Jones’ Or Jones’s? Here’s The Possessive Form (Helpful Examples)

There are two different styles in English that teach us different rules about possessive names. This article will look at the possessive form of “Jones” and whether “Jones'” or “Jones’s” is correct (or if both are, which style prefers which case).

Jones’ Or Jones’s: Which Is The Correct Possessive Form?

The correct possessive form is “Jones'” if you’re following AP Stylebook guidelines (commonly taught in schools throughout the world). You can use “Jones’s” when following the Microsoft or Chicago Manuals of Style. It’s more common to use this style globally.

Jones' Or Jones's: Which Is The Correct Possessive Form?

Both forms are correct, and it depends entirely on your style. We’ll touch more on that later, but for now, we’ve got the graph that demonstrates which is more popular overall.

According to Google Ngram Viewer, “Jones’s” is the more popular choice, though not by much. Also, it’s only been in the last three decades or so that “Jones’s” has overtaken “Jones'” in popularity.

Jones or Jones's Statistics

When To Use Jones’

Let’s start with “Jones’,” which you might be more likely to come across in education.

The Associated Press Stylebook teaches us that any name ending with an “S” does not need a second “S” after the apostrophe in the possessive form. That means “Jones'” is the correct possessive form according to this style.

We remove the “S” after the apostrophe because it’s believed that the apostrophe alone is enough to indicate the possessive.

It helps us to keep the writing more streamlined since we’re removing the need for the double “S” letter to appear:

  • Jones’
  • Jones’s

The second example shows the double “S,” which is a little more difficult to read in some cases.

Examples of Jones’

These examples will show you how the possessive form looks:

  • Richard Jones’ father is on his way here now!
  • Jones’ name isn’t on the register anymore.
  • Where is Taylor Jones’ microphone when you need it?
  • We should do something for Mr. Jones’ birthday!
  • What is Madam Jones’ contact number? It’s urgent.

“Jones'” is the possessive form of “Jones” (which is a common surname). We use it when “Jones” is in possession of an object. The object usually comes directly after the name “Jones” to highlight this.

When To Use Jones’s

“Jones’s” is the more popular spelling choice, but we haven’t spoken about why that is yet.

According to the Microsoft Manual of Style and the Chicago Manual of Style, the “S” after the apostrophe is required for all names when writing in the possessive form. In these styles, “Jones’s” is the correct choice.

It’s more popular in English because it’s easy to read. When someone is trying to move through the text quickly, you want to make sure they’ll be able to spot the possessive form at a moment’s notice.

  • Jones’s
  • Jones’

While the double “S” might look clunky to some, it helps to establish the possessive form.

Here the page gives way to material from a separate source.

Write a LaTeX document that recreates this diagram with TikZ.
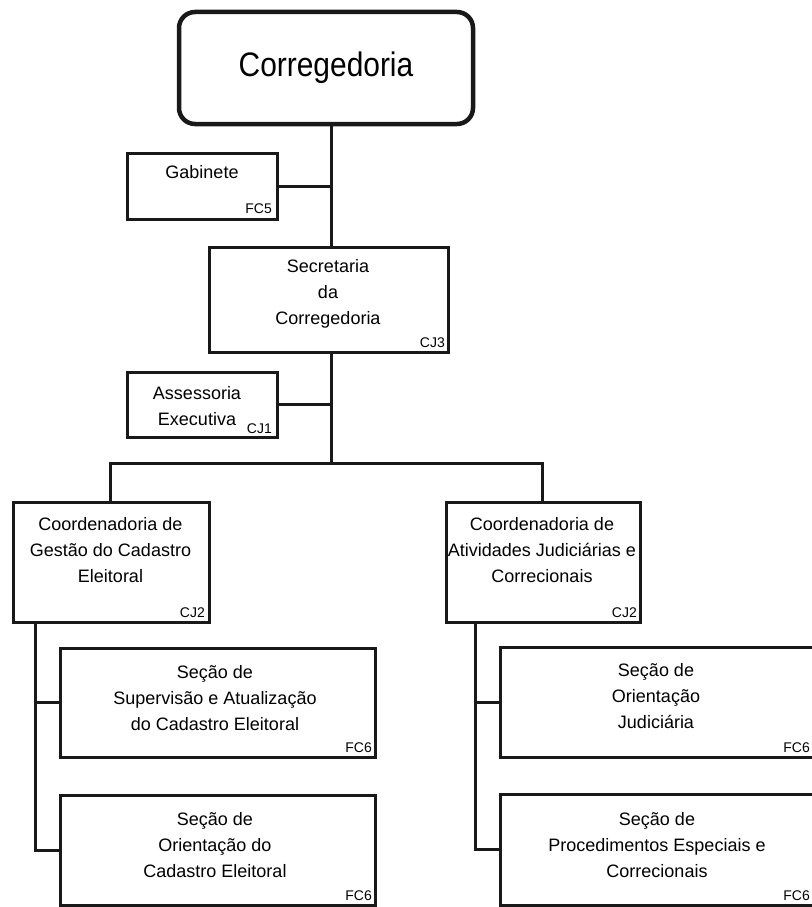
\documentclass[tikz,border=0pt]{standalone}
\usepackage{fontspec}
\setmainfont{Liberation Sans}
\newfontfamily\narrowsans[FakeStretch=0.88]{Liberation Sans}
\begin{document}
\begin{tikzpicture}[x=1pt,y=-1pt,
  box/.style={draw=black!90,line width=3pt,rectangle,inner sep=0pt,fill=white},
  txt/.style={font=\fontsize{18}{26}\selectfont,align=center,inner sep=0pt},
  tag/.style={font=\fontsize{14}{14}\selectfont,inner sep=0pt,anchor=base east},
  link/.style={draw=black!90,line width=3pt}]
\useasboundingbox (0,0) rectangle (811,907);
% spine coordinates
\coordinate (spine) at (331,0);
\coordinate (lspine) at (35,0);
\coordinate (rspine) at (475,0);
\coordinate (barl) at (110,463);
\coordinate (barr) at (542,463);
% boxes
\node[box,rounded corners=16pt,line width=4.5pt,minimum width=294pt,minimum height=112pt,
      font=\narrowsans\fontsize{34}{34}\selectfont] (corr) at (326,68) {Corregedoria};
\node[box,minimum width=150pt,minimum height=66pt] (gab) at (202,186) {};
\node[txt] (gabt) at (202,172) {Gabinete};
\node[tag] (gabl) at (272,213) {FC5};
\node[box,minimum width=239pt,minimum height=105pt] (sec) at (328.5,299.5) {};
\node[txt] (sect) at (328,294) {Secretaria\\da\\Corregedoria};
\node[tag] (secl) at (445,347) {CJ3};
\node[box,minimum width=150pt,minimum height=65pt] (ass) at (202,404.5) {};
\node[txt] (asst) at (197,406) {Assessoria\\Executiva};
\node[tag] (assl) at (272,433) {CJ1};
\node[box,minimum width=196pt,minimum height=120pt] (cgl) at (111,562) {};
\node[txt] (cglt) at (110.5,550) {Coordenadoria de\\Gestão do Cadastro\\Eleitoral};
\node[tag] (cgll) at (205,617) {CJ2};
\node[box,minimum width=194pt,minimum height=120pt] (cgr) at (543,562) {};
\node[txt] (cgrt) at (542,550) {Coordenadoria de\\Atividades Judiciárias e\\Correcionais};
\node[tag] (cgrl) at (637,617) {CJ2};
\node[box,minimum width=315pt,minimum height=109pt] (s1) at (217.5,702.5) {};
\node[txt] (s1t) at (215,698) {Seção de\\Supervisão e Atualização\\do Cadastro Eleitoral};
\node[tag] (s1l) at (372,752) {FC6};
\node[box,minimum width=315pt,minimum height=110pt] (s2) at (217.5,850) {};
\node[txt] (s2t) at (215,845) {Seção de\\Orientação do\\Cadastro Eleitoral};
\node[tag] (s2l) at (372,900) {FC6};
\node[box,minimum width=316pt,minimum height=110pt] (s3) at (658,702) {};
\node[txt] (s3t) at (656,696) {Seção de\\Orientação\\Judiciária};
\node[tag] (s3l) at (810,752) {FC6};
\node[box,minimum width=316pt,minimum height=111pt] (s4) at (658,849.5) {};
\node[txt] (s4t) at (657,845) {Seção de\\Procedimentos Especiais e\\Correcionais};
\node[tag] (s4l) at (810,900) {FC6};
% connectors
\draw[link] (spine |- corr.south) -- (spine |- sec.north);
\draw[link] (gab.east) -- (gab.east -| spine);
\draw[link] (spine |- sec.south) -- (spine |- barl);
\draw[link] (ass.east) -- (ass.east -| spine);
\draw[link] (barl |- cgl.north) -- (barl) -- (barr) -- (barr |- cgr.north);
\draw[link] (lspine |- cgl.south) -- (lspine |- s2.west) -- (s2.west);
\draw[link] (s1.west) -- (s1.west -| lspine);
\draw[link] (rspine |- cgr.south) -- (rspine |- s4.west) -- (s4.west);
\draw[link] (s3.west) -- (s3.west -| rspine);
\end{tikzpicture}
\end{document}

The apostrophe can be easy to miss if you’re not careful, which is shown in the second example.

Examples of Jones’s

We can give you some examples of how “Jones’s” looks in a sentence:

  • Jones’s father will be here to talk about his punishment.
  • Corporal Jones’s headscarf went missing last night.
  • Where is Mrs. Jones’s husband? I thought he was supposed to be here.
  • Which one of you is the Jones’s kid?
  • Gareth Jones’s life is in your hands, now.

“Jones’s” is another possessive form, where the “S” is still present after the apostrophe. It is more common to use the possessive in this way when working with names that end in “S.”

Is There A Preference For Using Jones’ or Jones’s In US vs. UK?

We can also show you the differences in preference between American and British English.

According to Google Ngram Viewer, “Jones’s” is still the more popular choice in American English. The trendline remains the same, where “Jones’s” was only the most popular starting three decades ago.

Jones or Jones's Statistics - American English

According to Google Ngram Viewer, “Jones’s” is also the most popular choice in British English. There was never a time in British English where “Jones'” was more popular either.

Jones or Jones's Statistics - British English

Both UK and US English prefer “Jones’s” in writing over “Jones’.”

Final Thoughts

Both “Jones’s” and “Jones'” are correct possessive forms. However, the popularity of “Jones’s” in standard English shows that it’s much more likely that you’ll come across it. You should make sure to write “Jones’s” for this very reason when doing your own work.